Okruashvili on ties between Tbilisi and North Caucasus militants
By Mzia Kupunia
Tuesday, May 31Georgian special agencies have been “actively keeping contact” with the North Caucasus military groups of warriors (boyeviks), Georgian ex-defence Minister in exile, Irakli Okruashvili told Russian journalists, newcaucasus.com reports. According to the website, Okruashvili is featured in a documentary - Caucasus 2: Metastases, prepared by the journalists of Russia’s 1st Channel.

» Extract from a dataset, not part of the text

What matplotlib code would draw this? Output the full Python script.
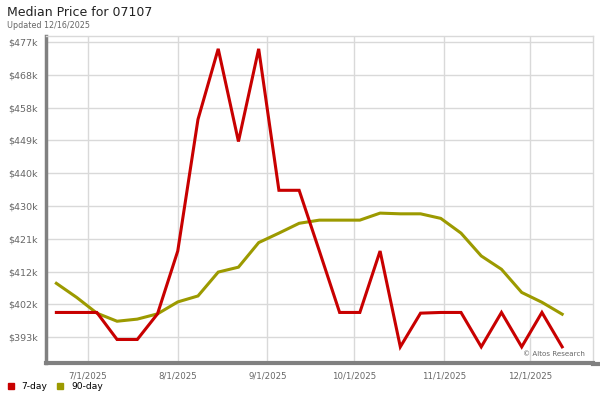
import numpy as np
import pandas as pd
import matplotlib
matplotlib.use('Agg')
import matplotlib.pyplot as plt
import matplotlib.dates as mdates
from matplotlib.lines import Line2D

# weekly data
start_date = '2025-06-20'
n_weeks = 26
price_7day = [400.0, 400.0, 400.0, 392.3, 392.3, 399.6, 417.5, 455.0, 475.1, 448.7,
              475.1, 434.8, 434.8, 417.5, 400.0, 400.0, 417.5, 390.2, 399.8, 400.0,
              400.0, 390.2, 400.0, 390.2, 400.0, 390.2]
price_90day = [408.3, 404.3, 399.8, 397.5, 398.1, 399.6, 403.0, 404.7, 411.5, 412.9,
               419.9, 422.6, 425.4, 426.3, 426.3, 426.3, 428.3, 428.1, 428.1, 426.8,
               422.6, 416.1, 412.3, 405.7, 402.9, 399.5]
ytick_vals = [393000 + i * 9333.33 for i in range(10)]
xtick_dates = ['2025-07-01', '2025-08-01', '2025-09-01', '2025-10-01', '2025-11-01', '2025-12-01']

dates = pd.date_range(start_date, periods=n_weeks, freq='7D')
s7 = np.array(price_7day) * 1000
s90 = np.array(price_90day) * 1000

red = '#c80000'
olive = '#9c9a00'
grid_c = '#d9d9d9'
axis_c = '#808080'

fig = plt.figure(figsize=(6, 4), dpi=100)
ax = fig.add_axes([46/600, 1-363/400, (593-46)/600, (363-35.5)/400])

ax.plot(dates, s90, color=olive, linewidth=2.2, solid_joinstyle='miter', zorder=3)
ax.plot(dates, s7, color=red, linewidth=2.2, solid_joinstyle='miter', zorder=4)

ax.set_ylim(385600, 478900)
ax.set_xlim(pd.Timestamp('2025-06-16 10:00'), pd.Timestamp('2025-12-22 16:00'))

ax.set_yticks(ytick_vals)
ax.set_yticklabels(['$%dk' % round(v / 1000) for v in ytick_vals])
xt = pd.to_datetime(xtick_dates)
ax.set_xticks(xt)
ax.set_xticklabels([f'{d.month}/{d.day}/{d.year}' for d in xt])

ax.tick_params(axis='y', length=0, pad=6, labelsize=6.8, labelcolor='#666666')
ax.tick_params(axis='x', length=0, pad=6, labelsize=6.2, labelcolor='#666666')
ax.grid(True, color=grid_c, linewidth=1, zorder=0)
ax.set_axisbelow(True)

for side in ['top', 'right']:
    ax.spines[side].set_color(grid_c)
    ax.spines[side].set_linewidth(1)
ax.spines['left'].set_color(axis_c)
ax.spines['left'].set_linewidth(2.5)
ax.spines['bottom'].set_color(axis_c)
ax.spines['bottom'].set_linewidth(3)

# bottom bar runs to the edge of the picture
fig.add_artist(Line2D([593/600, 1.0], [1-363.5/400, 1-363.5/400], color=axis_c,
                      linewidth=3, transform=fig.transFigure))

fig.text(7/600, 1-12/400, 'Median Price for 07107', fontsize=9, color='#222222',
         ha='left', va='center')
fig.text(7/600, 1-25/400, 'Updated 12/16/2025', fontsize=5.8, color='#666666',
         ha='left', va='center')
ax.text(0.985, 0.027, '\u00a9 Altos Research', transform=ax.transAxes, fontsize=5.1,
        color='#666666', ha='right', va='center')

handles = [Line2D([], [], marker='s', linestyle='none', color=red, markersize=3.8),
           Line2D([], [], marker='s', linestyle='none', color=olive, markersize=3.8)]
fig.legend(handles, ['7-day', '90-day'], loc='center left', bbox_to_anchor=(7.2/600, 1-386.5/400),
           ncol=2, frameon=False, fontsize=6.6, handlelength=0.8, handletextpad=0.78,
           columnspacing=0.97, borderaxespad=0, borderpad=0)

fig.savefig('out.png', dpi=100)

According to the authors of the documentary, Georgia is “one of the most significant” suppliers of money and arms to the North Caucasus militants. “Judging from the negotiations of the head of the terrorists, Doku Umarov and according to the archive from his personal computer found during the latest special operation, part of the aid comes from Georgia,” newcaucasus.com quotes the authors of the movie as saying.
Newcaucasus.com reports, that Irakli Okruashvili has also talked about the alleged cooperation of the Georgian special agencies with the “boyeviks.” Reportedly, Okruashvili has said in the interview, that one of the organizers of Moscow and Volgodonsk house bombings in 1999, Achimez Gochiayev was given a corridor by the Georgian authorities to pass the border. “I’ve witnessed that he was given a corridor not only once, but twice. The Interior Ministry was a decision maker on this issue. He was redirected through Dagestan and Turkey,” newcaucasus.com quotes Okruashvili as saying.
Officials in Tbilisi have said they do not see a need to comment on Okruashvili’s interview to Russia’s 1st Channel. “A person who is tightly cooperating with Russia’s state channels and is trying to give them information needed for [Russian] special agencies, already speaks for itself,” Chairman of the Defence and Security Committee at the Georgian Parliament, MP Givi Targamadze said.
Okruashvili, who was sentenced to 11 years in prison in absentia, was planning to arrive in Georgia and hold a “Day of Rage” on May 25, however, later he dropped his plans, saying that the reason for his decision was a failure of his Georgian Party to reach an agreement with Nino Burjanadze’s People’s Assembly.
Russia’s 1st Channell broadcasted the documentary late at night on Monday.